Records from a dataset
====

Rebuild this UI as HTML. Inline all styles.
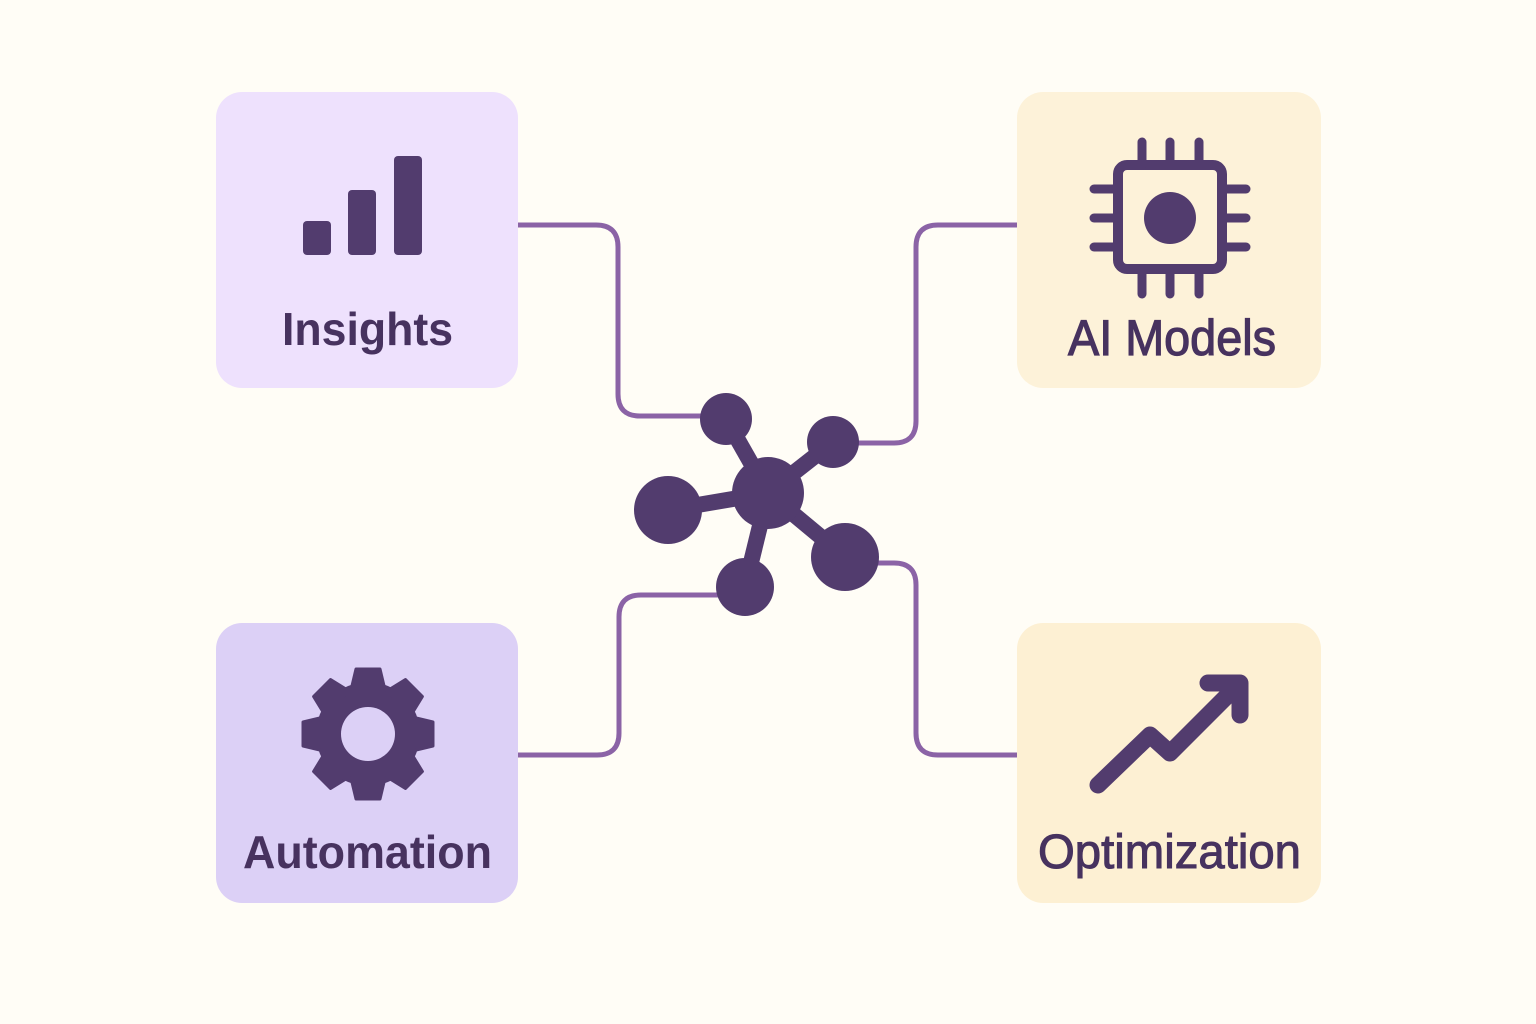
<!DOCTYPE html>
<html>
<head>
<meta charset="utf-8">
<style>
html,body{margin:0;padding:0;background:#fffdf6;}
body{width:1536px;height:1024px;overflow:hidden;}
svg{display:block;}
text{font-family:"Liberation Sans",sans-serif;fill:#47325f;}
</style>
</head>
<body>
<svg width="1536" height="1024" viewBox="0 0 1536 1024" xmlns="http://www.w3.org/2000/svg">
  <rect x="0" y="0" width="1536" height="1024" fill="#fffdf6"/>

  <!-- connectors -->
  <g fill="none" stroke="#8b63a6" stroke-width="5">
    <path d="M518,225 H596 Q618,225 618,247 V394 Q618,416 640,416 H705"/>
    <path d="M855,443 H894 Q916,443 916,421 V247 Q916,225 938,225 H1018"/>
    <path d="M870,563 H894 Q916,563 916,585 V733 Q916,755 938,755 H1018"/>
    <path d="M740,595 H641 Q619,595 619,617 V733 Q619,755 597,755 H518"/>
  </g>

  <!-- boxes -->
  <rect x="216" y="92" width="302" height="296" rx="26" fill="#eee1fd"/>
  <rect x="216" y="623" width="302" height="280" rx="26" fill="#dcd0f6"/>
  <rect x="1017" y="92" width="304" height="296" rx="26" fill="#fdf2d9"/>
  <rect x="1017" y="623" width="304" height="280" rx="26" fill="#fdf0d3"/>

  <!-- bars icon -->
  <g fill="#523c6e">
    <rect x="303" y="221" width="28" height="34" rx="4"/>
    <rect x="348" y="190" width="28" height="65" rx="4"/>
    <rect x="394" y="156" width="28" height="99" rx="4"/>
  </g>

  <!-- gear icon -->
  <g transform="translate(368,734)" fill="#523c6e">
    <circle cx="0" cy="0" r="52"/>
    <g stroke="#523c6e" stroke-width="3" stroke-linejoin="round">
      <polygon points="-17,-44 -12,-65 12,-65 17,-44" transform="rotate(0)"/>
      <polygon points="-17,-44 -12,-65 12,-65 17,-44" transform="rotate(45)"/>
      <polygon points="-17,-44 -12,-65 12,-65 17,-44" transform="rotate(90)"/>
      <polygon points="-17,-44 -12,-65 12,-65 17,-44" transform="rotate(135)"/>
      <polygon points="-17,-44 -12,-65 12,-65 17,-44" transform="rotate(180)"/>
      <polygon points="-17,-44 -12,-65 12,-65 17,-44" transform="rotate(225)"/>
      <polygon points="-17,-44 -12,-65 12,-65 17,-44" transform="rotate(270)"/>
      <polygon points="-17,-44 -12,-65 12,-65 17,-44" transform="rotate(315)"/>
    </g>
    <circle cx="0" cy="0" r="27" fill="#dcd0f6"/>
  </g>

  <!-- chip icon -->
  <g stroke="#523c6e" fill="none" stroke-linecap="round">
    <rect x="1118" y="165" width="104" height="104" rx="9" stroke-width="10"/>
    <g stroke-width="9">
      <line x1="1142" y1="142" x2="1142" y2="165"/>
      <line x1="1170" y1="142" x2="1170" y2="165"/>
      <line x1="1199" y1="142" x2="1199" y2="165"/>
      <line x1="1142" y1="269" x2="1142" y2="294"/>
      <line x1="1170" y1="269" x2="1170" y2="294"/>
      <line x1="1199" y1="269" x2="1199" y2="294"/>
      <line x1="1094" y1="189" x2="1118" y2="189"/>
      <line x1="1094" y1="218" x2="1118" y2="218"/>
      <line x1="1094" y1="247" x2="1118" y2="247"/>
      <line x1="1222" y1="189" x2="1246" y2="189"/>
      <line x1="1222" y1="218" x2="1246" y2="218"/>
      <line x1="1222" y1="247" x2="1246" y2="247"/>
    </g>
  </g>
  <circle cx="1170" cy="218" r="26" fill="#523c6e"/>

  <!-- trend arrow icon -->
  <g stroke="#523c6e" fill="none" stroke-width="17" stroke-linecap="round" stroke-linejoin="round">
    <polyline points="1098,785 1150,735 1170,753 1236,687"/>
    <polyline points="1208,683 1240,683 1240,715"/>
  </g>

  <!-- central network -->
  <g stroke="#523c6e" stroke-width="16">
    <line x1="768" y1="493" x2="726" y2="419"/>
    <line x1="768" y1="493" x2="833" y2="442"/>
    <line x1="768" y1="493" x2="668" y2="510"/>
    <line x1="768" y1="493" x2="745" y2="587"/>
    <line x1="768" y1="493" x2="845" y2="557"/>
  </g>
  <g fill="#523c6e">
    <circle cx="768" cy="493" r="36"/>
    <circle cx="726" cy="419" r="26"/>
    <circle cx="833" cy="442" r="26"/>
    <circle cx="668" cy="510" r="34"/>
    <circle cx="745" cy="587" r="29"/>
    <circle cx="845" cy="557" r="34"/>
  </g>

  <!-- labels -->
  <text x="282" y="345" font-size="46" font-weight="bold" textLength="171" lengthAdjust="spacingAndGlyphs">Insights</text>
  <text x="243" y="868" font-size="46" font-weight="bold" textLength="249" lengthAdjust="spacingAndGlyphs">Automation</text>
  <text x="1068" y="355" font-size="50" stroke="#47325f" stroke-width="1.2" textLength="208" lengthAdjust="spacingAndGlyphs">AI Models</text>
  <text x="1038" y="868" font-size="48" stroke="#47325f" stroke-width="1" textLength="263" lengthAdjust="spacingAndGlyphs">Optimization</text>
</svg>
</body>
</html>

====

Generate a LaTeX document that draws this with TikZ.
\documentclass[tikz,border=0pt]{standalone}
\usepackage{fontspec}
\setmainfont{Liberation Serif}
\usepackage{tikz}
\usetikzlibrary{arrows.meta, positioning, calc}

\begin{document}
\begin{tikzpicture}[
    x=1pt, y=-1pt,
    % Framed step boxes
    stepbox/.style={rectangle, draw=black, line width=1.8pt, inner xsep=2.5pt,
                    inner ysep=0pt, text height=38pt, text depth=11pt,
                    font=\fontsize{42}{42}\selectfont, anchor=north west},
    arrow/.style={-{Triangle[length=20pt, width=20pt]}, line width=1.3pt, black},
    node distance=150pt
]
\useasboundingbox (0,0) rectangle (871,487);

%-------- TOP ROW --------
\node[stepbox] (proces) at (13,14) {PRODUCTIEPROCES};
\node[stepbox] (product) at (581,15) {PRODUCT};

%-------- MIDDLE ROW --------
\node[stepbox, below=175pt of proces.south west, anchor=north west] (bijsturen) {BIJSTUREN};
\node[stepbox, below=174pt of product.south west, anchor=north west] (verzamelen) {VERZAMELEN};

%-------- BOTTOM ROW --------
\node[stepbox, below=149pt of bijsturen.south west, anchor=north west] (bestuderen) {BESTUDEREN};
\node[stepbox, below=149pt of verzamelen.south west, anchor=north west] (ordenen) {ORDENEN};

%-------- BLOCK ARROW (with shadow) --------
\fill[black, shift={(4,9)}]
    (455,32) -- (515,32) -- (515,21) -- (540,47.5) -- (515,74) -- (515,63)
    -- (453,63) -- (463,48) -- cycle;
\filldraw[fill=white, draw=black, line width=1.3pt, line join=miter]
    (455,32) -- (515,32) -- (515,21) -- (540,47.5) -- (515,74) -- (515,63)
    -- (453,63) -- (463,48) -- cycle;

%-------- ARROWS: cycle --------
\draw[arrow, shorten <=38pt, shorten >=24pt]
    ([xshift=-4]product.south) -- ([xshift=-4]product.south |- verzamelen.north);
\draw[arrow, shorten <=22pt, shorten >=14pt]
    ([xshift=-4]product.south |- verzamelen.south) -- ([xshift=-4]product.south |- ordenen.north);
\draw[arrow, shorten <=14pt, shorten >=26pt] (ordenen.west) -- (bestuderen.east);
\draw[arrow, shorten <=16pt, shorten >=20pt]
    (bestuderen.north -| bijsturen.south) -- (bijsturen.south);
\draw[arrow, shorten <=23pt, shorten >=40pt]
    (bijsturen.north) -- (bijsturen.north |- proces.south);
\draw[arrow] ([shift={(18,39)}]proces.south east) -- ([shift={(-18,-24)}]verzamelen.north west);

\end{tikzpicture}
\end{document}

====

Required task ::
Extract every line from the records above that contains the word "this".

Task output ::
Rebuild this UI as HTML. Inline all styles.
Generate a LaTeX document that draws this with TikZ.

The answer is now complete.